El contraste entre el bien y el mal, entre la luz y la oscuridad. Así dicen que definió F. F. Coppola el concepto central de su obra maestra, antes de que un solo plano fuera impreso en celuloide. Parte indisociable de la cultura popular del siglo XX y más allá –la cultura audiovisual y la cultura a secas–, El padrino (y sus dos secuelas) continúan conjurando la fascinación, el asombro y el respeto de millones de espectadores a lo largo y a lo ancho del mundo. Y, como muy pocas películas en la historia del cine, reúne en perfecta armonía la admiración de la crítica más reputada con la del público general. Pocos días después del estreno en Londres, el cineasta británico David Lean, que había brillado en el arte y el negocio del cine con títulos como El puente sobre el Río Kwai y Lawrence de Arabia, sólo para ver cómo años después esa clase de películas ambiciosas que había dirigido ya no disfrutaban de las bondades de un negocio cambiante, le escribía una carta a Coppola. En ella, le expresaba al realizador nacido en Detroit que “tu película es una verdadera dosis de refuerzo para todos aquellos que amamos este medio.
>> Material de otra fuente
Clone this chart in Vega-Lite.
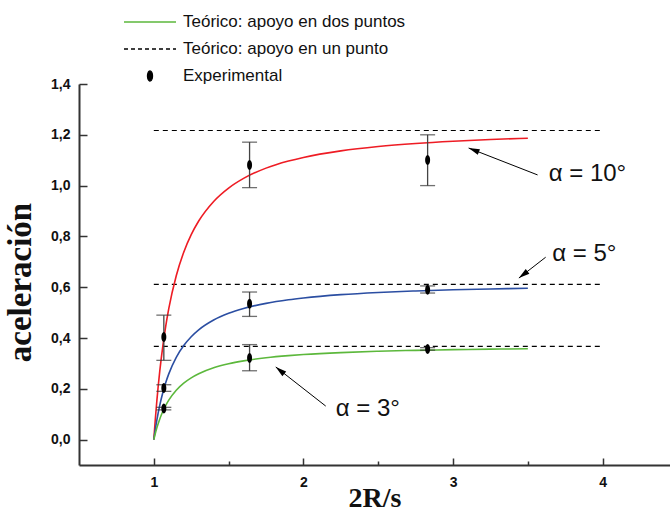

Durante los últimos años, el negocio parecía haber sido tomado por asalto por un grupo de amateurs que ‘están en la onda’ y ahora, desde las penumbras, llega esta película, que pone toda esa tontería en perspectiva”. El cine de Hollywood renacía de las cenizas como el Ave Fénix, aportando temas adultos y un tratamiento ídem de los mismos, creando historias complejas que, al mismo tiempo, eran capaces de entretener, en el mejor sentido posible de la palabra. Era el año 1972 y voces como las de Coppola, Scorsese, Friedkin, Bogdanovich, Spielberg y tantos otros comenzaban a ser oídas. Faltaban alguna décadas para que las franquicias de superhéroes terminaran de una vez (¿y para siempre?) con ese sueño. ¿Quién produciría hoy una película como El padrino en el seno de la industria? ¿Existe algún Albert S. Ruddy dispuesto a romperse el lomo y dejar el alma por un proyecto cinematográfico?